Ghanaians appear entrapped in the brazenness of funerals, making the funeral business glitzy. One of the leading funeral services proprietors in Ghana, if not the number one, is my junior brother. He is called Kweku Akosah and his funeral business is called Owners Funeral Services. Though based in Kumasi, Ghana’s second largest city, over the years Owners Funeral Services, driven by Ghanaians sheer obsession with the dead and funerals, has grown so much that it has branches in most parts of Ghana. Akosah employs over 100 people with varied professionals – wailers and criers, dancers, praise-singers, decorators of the dead, coffin makers, musicians, tailors and seamstresses, promoters, food makers, servers, etc. As Akosah’s funeral business becomes increasingly sophisticated, he finances certain funerals against the backdrops of agreements of sharing profits with the deceased families. Akosah is on the verge of building a state-of-the-art mortuary in Kumasi.

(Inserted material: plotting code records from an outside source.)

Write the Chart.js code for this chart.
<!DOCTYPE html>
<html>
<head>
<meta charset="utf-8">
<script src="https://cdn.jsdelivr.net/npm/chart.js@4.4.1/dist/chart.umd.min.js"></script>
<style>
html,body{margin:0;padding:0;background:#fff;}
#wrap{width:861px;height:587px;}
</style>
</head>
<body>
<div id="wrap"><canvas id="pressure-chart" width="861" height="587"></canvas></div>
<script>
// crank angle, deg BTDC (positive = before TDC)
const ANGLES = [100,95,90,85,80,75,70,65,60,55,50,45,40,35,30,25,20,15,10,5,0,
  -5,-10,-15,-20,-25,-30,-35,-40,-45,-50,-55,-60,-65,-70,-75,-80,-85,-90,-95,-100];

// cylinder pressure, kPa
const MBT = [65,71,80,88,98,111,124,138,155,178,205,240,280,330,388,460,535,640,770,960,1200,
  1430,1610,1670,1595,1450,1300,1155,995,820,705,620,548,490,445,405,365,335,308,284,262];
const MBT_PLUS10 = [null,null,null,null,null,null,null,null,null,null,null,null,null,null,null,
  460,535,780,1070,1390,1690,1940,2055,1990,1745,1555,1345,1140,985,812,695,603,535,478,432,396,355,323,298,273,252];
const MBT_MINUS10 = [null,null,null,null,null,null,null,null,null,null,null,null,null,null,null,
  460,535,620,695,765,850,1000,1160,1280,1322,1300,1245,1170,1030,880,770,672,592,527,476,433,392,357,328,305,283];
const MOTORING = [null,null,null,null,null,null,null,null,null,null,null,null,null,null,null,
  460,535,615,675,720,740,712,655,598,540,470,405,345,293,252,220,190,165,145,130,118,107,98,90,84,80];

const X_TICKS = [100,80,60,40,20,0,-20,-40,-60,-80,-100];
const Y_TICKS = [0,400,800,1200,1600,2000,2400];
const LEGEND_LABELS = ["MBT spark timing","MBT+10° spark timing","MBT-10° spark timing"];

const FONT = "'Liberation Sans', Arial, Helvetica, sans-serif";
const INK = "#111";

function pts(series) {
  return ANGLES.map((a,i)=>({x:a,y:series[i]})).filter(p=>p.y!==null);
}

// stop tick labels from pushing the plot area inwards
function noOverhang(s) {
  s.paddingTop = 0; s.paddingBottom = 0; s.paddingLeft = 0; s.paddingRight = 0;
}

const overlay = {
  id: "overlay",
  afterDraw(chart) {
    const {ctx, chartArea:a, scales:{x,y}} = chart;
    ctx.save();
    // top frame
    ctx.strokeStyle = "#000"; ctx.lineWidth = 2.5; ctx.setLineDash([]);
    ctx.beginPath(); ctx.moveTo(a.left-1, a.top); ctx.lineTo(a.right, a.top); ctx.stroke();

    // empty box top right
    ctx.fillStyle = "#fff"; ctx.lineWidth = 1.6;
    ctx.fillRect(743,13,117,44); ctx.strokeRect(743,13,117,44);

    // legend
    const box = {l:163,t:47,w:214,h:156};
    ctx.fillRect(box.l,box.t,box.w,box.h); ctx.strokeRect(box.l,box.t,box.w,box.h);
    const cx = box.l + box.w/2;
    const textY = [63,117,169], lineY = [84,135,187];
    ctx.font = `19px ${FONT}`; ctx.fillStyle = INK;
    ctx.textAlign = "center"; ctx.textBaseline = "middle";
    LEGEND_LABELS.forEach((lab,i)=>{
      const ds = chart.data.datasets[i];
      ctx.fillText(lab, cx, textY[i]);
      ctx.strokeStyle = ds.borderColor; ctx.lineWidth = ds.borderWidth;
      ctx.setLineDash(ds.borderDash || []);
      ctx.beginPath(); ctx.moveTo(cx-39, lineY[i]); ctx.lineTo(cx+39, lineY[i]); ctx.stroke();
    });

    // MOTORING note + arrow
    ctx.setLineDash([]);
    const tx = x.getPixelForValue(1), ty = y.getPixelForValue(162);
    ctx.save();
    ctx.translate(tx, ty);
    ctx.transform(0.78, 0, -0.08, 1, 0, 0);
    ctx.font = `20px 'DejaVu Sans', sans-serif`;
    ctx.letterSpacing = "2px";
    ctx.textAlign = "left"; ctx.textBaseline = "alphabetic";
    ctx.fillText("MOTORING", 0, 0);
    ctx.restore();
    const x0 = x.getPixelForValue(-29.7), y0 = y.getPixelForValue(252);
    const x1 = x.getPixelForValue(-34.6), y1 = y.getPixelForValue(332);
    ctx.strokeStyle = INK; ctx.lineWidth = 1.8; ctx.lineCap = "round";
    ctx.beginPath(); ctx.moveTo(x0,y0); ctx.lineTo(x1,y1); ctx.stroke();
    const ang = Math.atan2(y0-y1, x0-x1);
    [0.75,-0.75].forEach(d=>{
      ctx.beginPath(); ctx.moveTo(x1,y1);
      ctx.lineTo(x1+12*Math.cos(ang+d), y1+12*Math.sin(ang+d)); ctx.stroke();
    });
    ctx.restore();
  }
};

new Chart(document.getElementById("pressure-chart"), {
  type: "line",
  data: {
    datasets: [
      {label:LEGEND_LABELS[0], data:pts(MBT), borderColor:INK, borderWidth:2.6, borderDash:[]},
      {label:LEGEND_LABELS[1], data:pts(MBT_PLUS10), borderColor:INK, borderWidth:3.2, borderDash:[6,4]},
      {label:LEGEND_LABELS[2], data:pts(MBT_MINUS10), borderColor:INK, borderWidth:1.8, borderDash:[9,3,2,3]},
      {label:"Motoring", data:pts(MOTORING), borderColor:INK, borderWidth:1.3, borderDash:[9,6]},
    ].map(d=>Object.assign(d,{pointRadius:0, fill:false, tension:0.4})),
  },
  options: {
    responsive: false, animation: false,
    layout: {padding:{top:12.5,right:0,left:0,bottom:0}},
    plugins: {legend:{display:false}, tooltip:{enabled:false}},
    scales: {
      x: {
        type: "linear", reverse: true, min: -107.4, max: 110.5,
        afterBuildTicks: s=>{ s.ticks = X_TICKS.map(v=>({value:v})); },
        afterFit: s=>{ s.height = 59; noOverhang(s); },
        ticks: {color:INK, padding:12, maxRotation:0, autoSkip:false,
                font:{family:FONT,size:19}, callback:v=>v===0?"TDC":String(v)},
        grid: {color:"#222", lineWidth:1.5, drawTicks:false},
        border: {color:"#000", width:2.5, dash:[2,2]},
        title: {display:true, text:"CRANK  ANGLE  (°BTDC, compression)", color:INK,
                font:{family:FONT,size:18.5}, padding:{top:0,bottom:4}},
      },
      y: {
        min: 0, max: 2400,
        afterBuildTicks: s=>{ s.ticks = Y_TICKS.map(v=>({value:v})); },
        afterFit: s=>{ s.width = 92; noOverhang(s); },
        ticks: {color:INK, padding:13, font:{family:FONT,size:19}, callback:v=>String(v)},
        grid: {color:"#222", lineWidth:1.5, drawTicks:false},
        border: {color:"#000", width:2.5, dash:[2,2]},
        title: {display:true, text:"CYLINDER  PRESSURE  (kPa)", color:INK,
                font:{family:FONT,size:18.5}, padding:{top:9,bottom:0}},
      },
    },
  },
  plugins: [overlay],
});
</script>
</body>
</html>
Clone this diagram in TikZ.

Such highlights are cast against the unrelenting poverty of Ghanaians by Palmer-Buckle, who recounts the daily struggles of living Ghanaians against the extravagance over dead Ghanaians. Palmer-Buckle’s funeral oration is “designed to stir the spirits” of the living Ghanaian by making the case that part of the huge sums of money spent on the dead could be appropriated for the living so as to make life comfortable.


Palmer-Buckle’s discourse is deliberately elaborate as a way of taking on the funeral-mad traditionalists who are driven more by doctored traditions and flashiness than better living for the average Ghanaian. Still, Palmer-Buckle and his associated enlightenment folks’ stance is a difficult position because it is misunderstood by many a Ghanaian traditionalists as impinging on the sacred area of Ghanaians’ cosmology, no matter how this impinge adversely on the life of the living Ghanaian. But at issue isn’t the cosmology but the living, that’s how better is the living in terms of food, shelter, education, water, sanitation and health, roads, and other comforts of life.

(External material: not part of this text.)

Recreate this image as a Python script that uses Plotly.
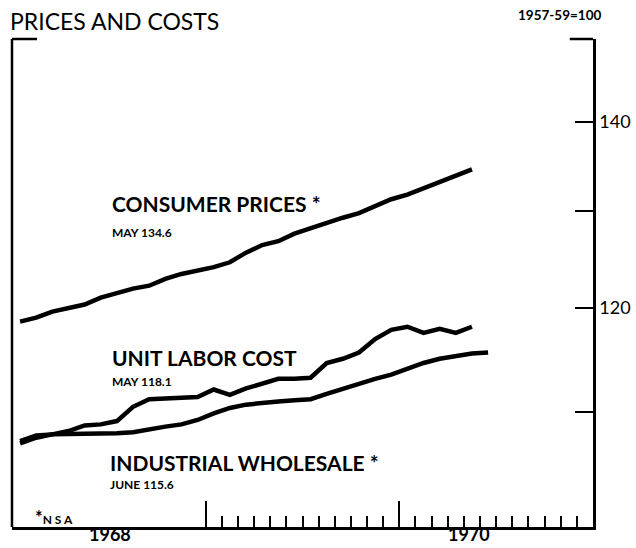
import plotly.graph_objects as go

# months since Jan 1968 (plotted at mid-month)
months_cp = list(range(29))      # Jan 1968 - May 1970
months_ulc = list(range(29))     # Jan 1968 - May 1970
months_iw = list(range(30))      # Jan 1968 - Jun 1970

consumer_prices = [118.6, 119.0, 119.6, 119.9, 120.3, 121.0, 121.5, 121.9, 122.2, 122.9, 123.4, 123.7,
                   124.1, 124.6, 125.6, 126.4, 126.8, 127.6, 128.2, 128.7, 129.3, 129.8, 130.5, 131.3,
                   131.8, 132.5, 133.2, 134.0, 134.6]
unit_labor_cost = [107.4, 107.9, 108.0, 108.3, 108.8, 108.9, 109.2, 110.5, 111.2, 111.3, 111.3, 111.4,
                   112.1, 111.6, 112.2, 112.7, 113.1, 113.1, 113.2, 114.6, 115.0, 115.6, 116.9, 117.8,
                   118.1, 117.5, 117.9, 117.5, 118.1]
industrial_wholesale = [107.2, 107.7, 108.0, 108.0, 108.0, 108.0, 108.1, 108.2, 108.5, 108.7, 108.9, 109.3,
                        109.9, 110.4, 110.7, 110.9, 111.0, 111.1, 111.2, 111.7, 112.2, 112.7, 113.1, 113.5,
                        114.1, 114.6, 115.0, 115.3, 115.5, 115.6]

year_labels = ["1968", "1970"]
year_label_pos = [6.1, 28.3]
y_tick_vals = [110, 120, 130, 140]
y_tick_text = ["", "120", "", "140"]
major_x_ticks = [12, 24]
minor_x_ticks = [m for m in range(13, 36) if m != 24]

FONT = "Lato"

fig = go.Figure()
for xs, ys in [(months_cp, consumer_prices), (months_ulc, unit_labor_cost), (months_iw, industrial_wholesale)]:
    fig.add_trace(go.Scatter(x=[m + 0.5 for m in xs], y=ys, mode="lines",
                             line=dict(color="black", width=4.5), showlegend=False))

fig.update_layout(
    width=636, height=548,
    margin=dict(l=12, r=43, t=39, b=21),
    plot_bgcolor="white", paper_bgcolor="white",
    font=dict(family=FONT, color="black"),
    xaxis=dict(range=[0, 36], showgrid=False, zeroline=False, showline=True, linecolor="black",
               linewidth=2.5, ticks="inside", tickvals=major_x_ticks, ticklen=26, tickwidth=1.5,
               tickcolor="black", showticklabels=False, automargin=False,
               minor=dict(tickvals=minor_x_ticks, ticks="inside", ticklen=11, tickwidth=1.5,
                          tickcolor="black")),
    yaxis=dict(type="log", range=[2, 2.17609], side="right", showgrid=False, zeroline=False,
               showline=True, linecolor="black", linewidth=2.5, ticks="inside", ticklen=18,
               tickwidth=2, tickcolor="black", tickvals=y_tick_vals, ticktext=y_tick_text,
               tickfont=dict(size=18, family=FONT), automargin=False),
)

# left frame line and top corner stubs
fig.add_shape(type="line", xref="paper", yref="paper", x0=0, x1=0, y0=0, y1=1,
              line=dict(color="black", width=2.5))
fig.add_shape(type="line", xref="paper", yref="paper", x0=0, x1=0.043, y0=1, y1=1,
              line=dict(color="black", width=2.5))
fig.add_shape(type="line", xref="paper", yref="paper", x0=0.960, x1=1, y0=1, y1=1,
              line=dict(color="black", width=2.5))

def note(text, x, y, size, bold=True, xanchor="left", yanchor="middle", xref="paper"):
    weight = "bold" if bold else "normal"
    fig.add_annotation(text=text, x=x, y=y, xref=xref, yref="paper", showarrow=False,
                       xanchor=xanchor, yanchor=yanchor,
                       font=dict(size=size, family=FONT, color="black", weight=weight))

note("PRICES AND COSTS", -0.007, 1.037, 23, bold=False)
note("1957-59=100", 0.868, 1.049, 13.5)
note("CONSUMER PRICES *", 0.1687, 0.662, 21)
note("MAY 134.6", 0.1687, 0.6045, 12)
note("UNIT LABOR COST", 0.1687, 0.348, 21)
note("MAY 118.1", 0.1687, 0.299, 12)
note("INDUSTRIAL WHOLESALE *", 0.165, 0.133, 21)
note("JUNE 115.6", 0.165, 0.088, 12)
note("<span style='font-size:18px'>*</span>N S A", 0.036, 0.0205, 12)
for lab, pos in zip(year_labels, year_label_pos):
    note(lab, pos, -0.041, 18, xanchor="center", yanchor="bottom", xref="x")

fig.write_html("out.html", config={"displayModeBar": False},
               post_script="document.body.style.margin='0';")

By the sense of Thucydides’ Pericles’ “Funeral Oration,” Palmer-Buckle bravely looks more at the living than the dead, and how the living should live better before he/she dies. Hear him: “Instead of spending hugely on the dead, Ghanaians must rather establish an endowment fund in memory of the deceased, which would be used to sponsor education of their relatives to realize their full potential … children would largely remember their great grandfather in whose memory a fund was established to sponsor their education as against their relatives who much money was spent to bury them and left behind debts.”


In Archbishop Palmer-Buckle’s “Funeral Oration” Ghanaians are thinking about how they will live a better live before they die, part of which discomfort emanates from certain erroneous tenets within their culture. In Archbishop Palmer-Buckle’s “Funeral Oration” Ghanaian enlightenment thinkers are wrestling with certain inhibitions within the Ghanaian/African culture that is hampering their progress. And that will need more fearless thinking than they have thought of. And that may need some remarkable tinkering with certain aspects of Ghanaians’ traditional cosmology.